In den Jahren der Stasi-Spionage im Westen, spätestens seit 1952, waren nach Experten-Hochrechnungen zwischen 20 000 und 30 000 Personen eingespannt. Da der Runde Tisch der DDR es in einem denkwürdigen Beschluss der HVA selbst überließ sich aufzulösen, sind die meisten diesbezüglichen Unterlagen und Akten verschwunden, beziehungsweise zerstört. Die Bundesanwaltschaft und die Landesstaatsanwaltschaften führten in den Jahren seit der Wiedervereinigung 2928 Verfahren gegen Bürger der Bundesrepublik und 4171 gegen DDR-Bürger. Der weitaus größte Teil der Verfahren wurde wegen nicht nachweisbarer Schuld oder Geringfügigkeit - zum Teil gegen hohe Geldbußen - eingestellt. Von letztlich 388 angeklagten Bundesbürgern wurden 252 und von 82 angeklagten DDR-Bürger wurden 23 wegen Spionage oder Landesverrat verurteilt. Nicht verjährt ist bis heute nur noch Landesverrat.

Bundesanwaltschaft und Gauck-Behörde sehen keinen Anlass für die Vermutung, die Kollaboration mit der Stasi im Westen sei eine Art schwarzer Fleck, eine Tabuzone bei der Aufarbeitung der ostdeutschen Spionage. Da die Strafverfolgungsbehörden gegenüber Bundesbürgern, anders als bei DDR-Bürgern, die Möglichkeit eines strafrechtlichen Zugriffs hätten, sei dieser Bereich der Stasi-Aktivitäten wesentlich genauer und systematischer recherchiert und gegebenenfalls auch penibler geahndet worden, heißt es dazu in Berlin und Karlsruhe.
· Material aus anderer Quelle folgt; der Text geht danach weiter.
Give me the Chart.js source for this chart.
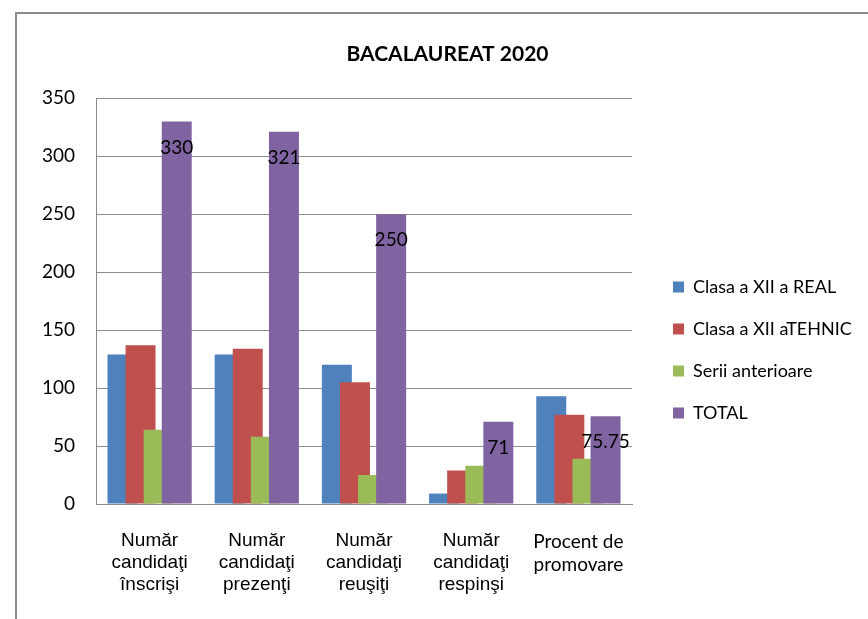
<!DOCTYPE html>
<html>
<head>
<meta charset="utf-8">
<script src="https://cdn.jsdelivr.net/npm/chart.js@4"></script>
<style>
  body { margin: 0; background: #fff; overflow: hidden; }
  #frame { position: absolute; left: 15px; top: 12px; width: 900px; height: 700px;
           border-left: 2px solid #8a8a8a; border-top: 2px solid #8a8a8a; }
  #wrap { position: absolute; left: 0; top: 0; width: 868px; height: 619px; }
</style>
</head>
<body>
<div id="frame"></div>
<div id="wrap"><canvas id="bacChart"></canvas></div>
<script>
// categorii si valori
const categorii = [
    ['Număr', 'candidaţi', 'înscrişi'],
    ['Număr', 'candidaţi', 'prezenţi'],
    ['Număr', 'candidaţi', 'reuşiţi'],
    ['Număr', 'candidaţi', 'respinşi'],
    ['Procent de', 'promovare']
];
const serii = ['Clasa a XII a REAL', 'Clasa a XII aTEHNIC', 'Serii anterioare', 'TOTAL'];
const clasaReal = [129, 129, 120, 9, 93];
const clasaTehnic = [137, 134, 105, 29, 77];
const seriiAnterioare = [64, 58, 25, 33, 39];
const total = [330, 321, 250, 71, 75.75];
const culori = ['#4F81BD', '#C0504D', '#9BBB59', '#8064A2'];
const valoriY = [0, 50, 100, 150, 200, 250, 300, 350];

document.addEventListener('DOMContentLoaded', function() {
    const valori = [clasaReal, clasaTehnic, seriiAnterioare, total];

    // Excel-style overlap: later series drawn over earlier ones, labels on TOTAL
    const ordineSiEtichete = {
        id: 'ordineSiEtichete',
        afterInit(chart) {
            // legenda mai lata decat permite layout-ul implicit
            const legend = chart.legend;
            const fitOrig = legend.fit;
            legend.fit = function() {
                fitOrig.call(this);
                this.width = 205;
            };
        },
        afterLayout(chart) {
            // legenda coborata ca in Excel
            chart.legend.top += 41;
            chart.legend.bottom += 41;
        },
        beforeDatasetsDraw(chart) {
            const ctx = chart.ctx;
            chart.getSortedVisibleDatasetMetas().forEach(meta => meta.controller.draw());
            const metaTotal = chart.getDatasetMeta(3);
            ctx.save();
            ctx.fillStyle = '#000';
            ctx.font = '19px Lato';
            ctx.textAlign = 'center';
            ctx.textBaseline = 'middle';
            metaTotal.data.forEach((bar, i) => {
                ctx.fillText(String(total[i]), bar.x, bar.y + 26);
            });
            ctx.restore();
            return false;
        }
    };

    const ctx = document.getElementById('bacChart').getContext('2d');
    new Chart(ctx, {
        type: 'bar',
        data: {
            labels: categorii,
            datasets: serii.map((nume, i) => ({
                label: nume,
                data: valori[i],
                backgroundColor: culori[i],
                borderWidth: 0,
                barPercentage: 1.657,
                categoryPercentage: 0.675
            }))
        },
        options: {
            responsive: true,
            maintainAspectRatio: false,
            animation: false,
            layout: { padding: { left: 41, right: 14, top: 0, bottom: 1 } },
            plugins: {
                title: {
                    display: true,
                    text: 'BACALAUREAT 2020',
                    color: '#000',
                    font: { family: 'Lato', size: 21, weight: 'bold', lineHeight: 1.2 },
                    padding: { top: 42, bottom: 31 }
                },
                legend: {
                    position: 'right',
                    labels: {
                        color: '#000',
                        font: { family: 'Lato', size: 18 },
                        boxWidth: 11,
                        boxHeight: 11,
                        padding: 24
                    }
                },
                tooltip: { enabled: false }
            },
            scales: {
                x: {
                    afterFit: function(scale) { scale.height = 114; },
                    grid: { display: false, drawTicks: false },
                    border: { display: true, color: '#8a8a8a', width: 1 },
                    ticks: {
                        color: '#000',
                        padding: 26,
                        maxRotation: 0,
                        autoSkip: false,
                        font: function(context) {
                            if (context.index === 4) {
                                return { family: 'Lato', size: 19, lineHeight: '23px' };
                            }
                            return { family: 'Liberation Sans', size: 19, lineHeight: '22px' };
                        }
                    }
                },
                y: {
                    min: 0,
                    max: 350,
                    afterFit: function(scale) { scale.width = 55; },
                    afterBuildTicks: function(scale) {
                        scale.ticks = valoriY.map(v => ({ value: v }));
                    },
                    grid: { color: '#8c8c8c', lineWidth: 1, drawTicks: false },
                    border: { display: true, color: '#8a8a8a', width: 1 },
                    ticks: {
                        color: '#000',
                        padding: 21,
                        font: { family: 'Lato', size: 19 }
                    }
                },
                spatiu: {
                    type: 'linear',
                    position: 'right',
                    display: true,
                    afterFit: function(scale) { scale.width = 17; },
                    grid: { display: false, drawTicks: false },
                    border: { display: false },
                    ticks: { display: false }
                }
            }
        },
        plugins: [ordineSiEtichete]
    });
});
</script>
</body>
</html>
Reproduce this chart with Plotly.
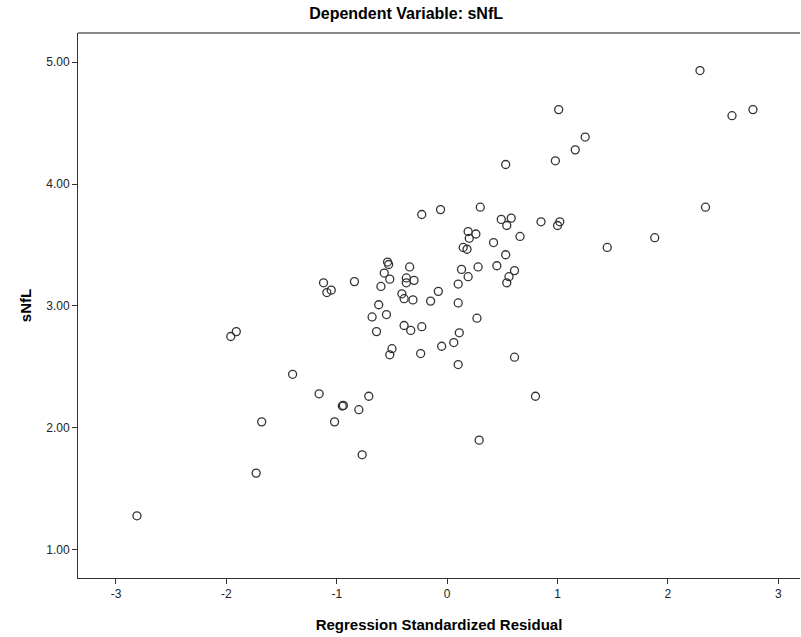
import plotly.graph_objects as go

# Regression standardized residual (x) vs sNfL (y)
resid = [2.29, 1.01, 2.58, 2.77, 2.34, 1.88, 1.45, 1.25, 1.16, 0.98,
         0.53, -0.23, -0.06, 0.30, 0.49, 0.58, 0.54, 0.85, 1.02, 1.00,
         0.19, 0.26, 0.20, 0.66, 0.42, 0.145, 0.18, 0.53, 0.13, 0.28,
         0.45, 0.19, 0.61, 0.56, 0.54, 0.10, -0.08, -0.15, 0.10, 0.27,
         -0.23, 0.11, 0.06, -0.05, -0.24, 0.10, 0.61, 0.80, 0.29, -0.54,
         -0.53, -0.34, -0.57, -0.52, -0.37, -0.30, -0.37, -1.12, -1.05, -1.09,
         -0.84, -0.60, -0.41, -0.39, -0.31, -0.62, -0.68, -0.55, -0.64, -0.39,
         -0.33, -1.96, -1.91, -0.50, -0.52, -1.40, -1.16, -0.95, -0.94, -0.80,
         -0.71, -1.68, -1.02, -0.77, -2.81, -1.73]
snfl = [4.93, 4.61, 4.56, 4.61, 3.81, 3.56, 3.48, 4.385, 4.28, 4.19,
        4.16, 3.75, 3.79, 3.81, 3.71, 3.72, 3.66, 3.69, 3.69, 3.66,
        3.61, 3.59, 3.555, 3.57, 3.52, 3.48, 3.465, 3.42, 3.30, 3.32,
        3.33, 3.24, 3.29, 3.24, 3.19, 3.18, 3.12, 3.04, 3.025, 2.90,
        2.83, 2.78, 2.70, 2.67, 2.61, 2.52, 2.58, 2.26, 1.90, 3.36,
        3.34, 3.32, 3.27, 3.22, 3.23, 3.21, 3.19, 3.19, 3.13, 3.11,
        3.20, 3.16, 3.10, 3.06, 3.05, 3.01, 2.91, 2.93, 2.79, 2.84,
        2.80, 2.75, 2.79, 2.65, 2.60, 2.44, 2.28, 2.18, 2.185, 2.15,
        2.26, 2.05, 2.05, 1.78, 1.28, 1.63]

x_ticks = [-3, -2, -1, 0, 1, 2, 3]
x_tick_text = ["-3", "-2", "-1", "0", "1", "2", "3"]
y_ticks = [1, 2, 3, 4, 5]
y_tick_text = ["1.00", "2.00", "3.00", "4.00", "5.00"]

FONT = "Liberation Sans, Arial, sans-serif"

fig = go.Figure(go.Scatter(
    x=resid, y=snfl, mode="markers",
    marker=dict(symbol="circle-open", size=8, color="#333333",
                line=dict(width=1.3, color="#333333")),
    hoverinfo="x+y", showlegend=False,
))

fig.update_layout(
    template="none",
    width=801, height=637,
    margin=dict(l=78, r=1, t=33, b=59, pad=0),
    paper_bgcolor="white", plot_bgcolor="white",
    font=dict(family=FONT, color="#000000"),
    title=dict(text="<b>Dependent Variable: sNfL</b>", x=0.507, xref="container",
               xanchor="center", y=1 - 13 / 637, yref="container", yanchor="middle",
               font=dict(size=16, family=FONT, color="#000000")),
    xaxis=dict(range=[-3.344, 3.196], tickmode="array", tickvals=x_ticks,
               ticktext=x_tick_text, ticks="outside", ticklen=5, tickwidth=1,
               tickcolor="#333333", showline=True, linecolor="#333333", linewidth=1,
               showgrid=False, zeroline=False, automargin=False,
               tickfont=dict(size=12, family=FONT, color="#222222"),
               title=dict(text="<b>Regression Standardized Residual</b>",
                          font=dict(size=15, family=FONT, color="#000000"), standoff=19)),
    yaxis=dict(range=[0.770, 5.238], tickmode="array", tickvals=y_ticks,
               ticktext=y_tick_text, ticks="outside", ticklen=5, tickwidth=1,
               tickcolor="#333333", showline=True, linecolor="#333333", linewidth=1,
               showgrid=False, zeroline=False, automargin=False,
               tickfont=dict(size=12, family=FONT, color="#222222"),
               title=dict(text="<b>sNfL</b>",
                          font=dict(size=15, family=FONT, color="#000000"), standoff=10)),
    shapes=[dict(type="line", xref="paper", yref="paper", x0=0, x1=1, y0=1, y1=1,
                 line=dict(color="#888888", width=2))],
)

fig.write_html(
    "out.html",
    config={"displayModeBar": False},
    post_script="document.body.style.margin='0';document.body.style.overflow='hidden';",
)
Gleichwohl hatte die Stasi im Laufe der Jahre ein beeindruckend enggeknüpftes Netz über die Bundesrepublik gezogen und flächendeckend die Telefonate über Richtfunk, die über DDR-Territorium führten, beispielsweise zwischen Bonn und Berlin, abgehört und oft Wort für Wort dokumentiert. Die bei solchen Aktionen angefallenen Informationen - auch bei Telefonaten zwischen hohen Politikern und Wirtschaftsleuten - vor allem sind es, die dem Westen Kopfzerbrechen bereitet haben, einerseits aus datenrechtlichen Gründen, anderseits aus Gründen des Persönlichkeitsrechtes.